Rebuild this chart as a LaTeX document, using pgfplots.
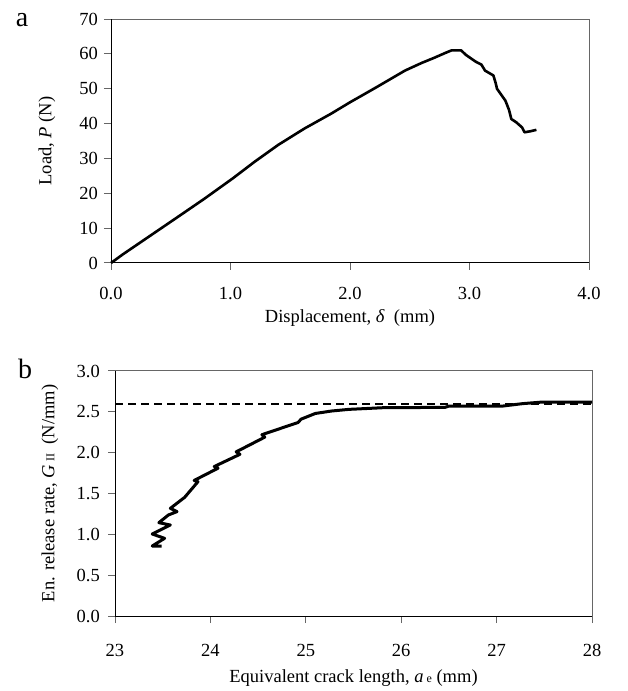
\documentclass[border=0pt]{standalone}
\usepackage{fontspec}
\setmainfont{Liberation Serif}
\usepackage{pgfplots}
\pgfplotsset{compat=1.18}
\begin{document}
\fontsize{18}{21}\selectfont
\begin{tikzpicture}
\useasboundingbox (0pt,0pt) rectangle (627pt,691pt);
\pgfplotsset{
 common/.style={
  scale only axis,
  anchor=south west,
  axis line style={draw=black!60, line width=1pt},
  tick style={draw=black!60, line width=1pt},
  tick align=outside,
  major tick length=7pt,
  xtick pos=bottom, ytick pos=left,
  /pgf/number format/assume math mode=true,
  tick label style={font=\fontsize{18.5}{21}\selectfont},
  label style={font=\fontsize{18.5}{21}\selectfont},
  clip=false,
 }
}
% panel a
\begin{axis}[common,
  at={(111pt,428pt)}, width=478pt, height=244pt,
  xmin=0, xmax=4, ymin=0, ymax=70,
  xtick={0,1,2,3,4},
  ytick={0,10,20,30,40,50,60,70},
  xticklabel style={yshift=-11pt,/pgf/number format/.cd,fixed,fixed zerofill,precision=1},
  xlabel={Displacement, \textit{δ}\ \ (mm)},
  ylabel={Load, \textit{P} (N)},
  xlabel style={at={(axis description cs:0.5,-0.2254)}, anchor=center},
  ylabel style={at={(axis description cs:-0.1339,0.5)}, anchor=center},
]
\addplot[black, line width=2.6pt, line join=round] coordinates {
(0,0) (0.10,2.5) (0.31,7.4) (0.55,13.0) (0.78,18.4) (1.02,24.3) (1.20,29.0)
(1.40,33.9) (1.62,38.6) (1.84,42.8) (2.00,46.1) (2.22,50.4) (2.46,55.2)
(2.60,57.4) (2.70,58.8) (2.80,60.3) (2.85,61.0) (2.93,61.0) (2.97,59.7)
(3.05,57.8) (3.10,56.9) (3.13,55.2) (3.20,53.8) (3.22,51.5) (3.23,50.0)
(3.30,46.6) (3.33,44.0) (3.35,41.3) (3.39,40.4) (3.44,38.9) (3.46,37.5)
(3.51,37.8) (3.56,38.2)
};
\draw[black, line width=1pt] (rel axis cs:0,1) -- (rel axis cs:0,0) -- (rel axis cs:1,0);
\end{axis}
% panel b
\begin{axis}[common,
  at={(115pt,75pt)}, width=477pt, height=245pt,
  xmin=23, xmax=28, ymin=0, ymax=3,
  xtick={23,24,25,26,27,28},
  ytick={0,0.5,1,1.5,2,2.5,3},
  xticklabel style={yshift=-15pt},
  yticklabel style={xshift=-2pt,/pgf/number format/.cd,fixed,fixed zerofill,precision=1},
  xlabel={Equivalent crack length, \textit{a}\,{\fontsize{12}{14}\selectfont e} (mm)},
  ylabel={En. release rate, \textit{G}\,{\fontsize{12}{14}\selectfont II}\ \ (N/mm)},
  xlabel style={at={(axis description cs:0.5,-0.253)}, anchor=center},
  ylabel style={at={(axis description cs:-0.1363,0.5)}, anchor=center},
]
\addplot[black, line width=2pt, dash pattern=on 8pt off 5pt] coordinates {(23,2.6) (28,2.6)};
\addplot[black, line width=3pt, line join=round] coordinates {
(23.49,0.857) (23.39,0.857) (23.52,0.951) (23.39,1.004) (23.58,1.114)
(23.46,1.143) (23.56,1.237) (23.65,1.278) (23.58,1.318) (23.73,1.453)
(23.87,1.645) (23.83,1.66) (24.08,1.81) (24.04,1.83) (24.31,1.98) (24.27,2.01)
(24.57,2.19) (24.54,2.22) (24.92,2.37) (24.95,2.41) (25.10,2.48) (25.27,2.51)
(25.45,2.53) (25.80,2.55) (26.46,2.555) (26.50,2.57) (27.06,2.57) (27.27,2.60)
(27.48,2.62) (28.00,2.62)
};
\draw[black, line width=1pt] (rel axis cs:0,1) -- (rel axis cs:0,0) -- (rel axis cs:1,0);
\end{axis}
\node[anchor=base, font=\fontsize{28}{32}\selectfont] at (22pt,664pt) {a};
\node[anchor=base, font=\fontsize{28}{32}\selectfont] at (25pt,312pt) {b};
\end{tikzpicture}
\end{document}
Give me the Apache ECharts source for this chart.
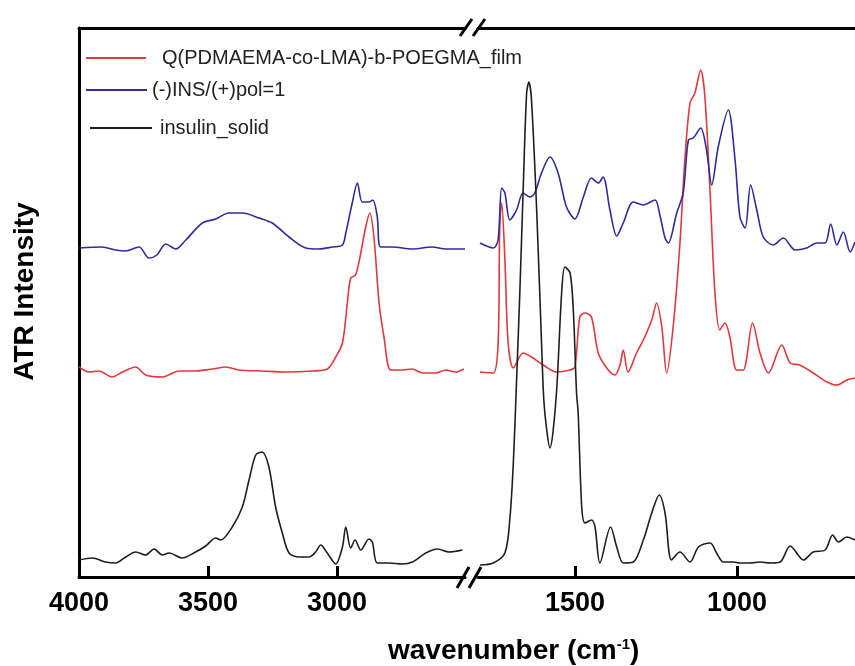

━━━━━━

**What you have to do:** Show each line of the data that contains the string "this".

**Exercise result:**
Rebuild this chart as a LaTeX document, using pgfplots.
Give me the Apache ECharts source for this chart.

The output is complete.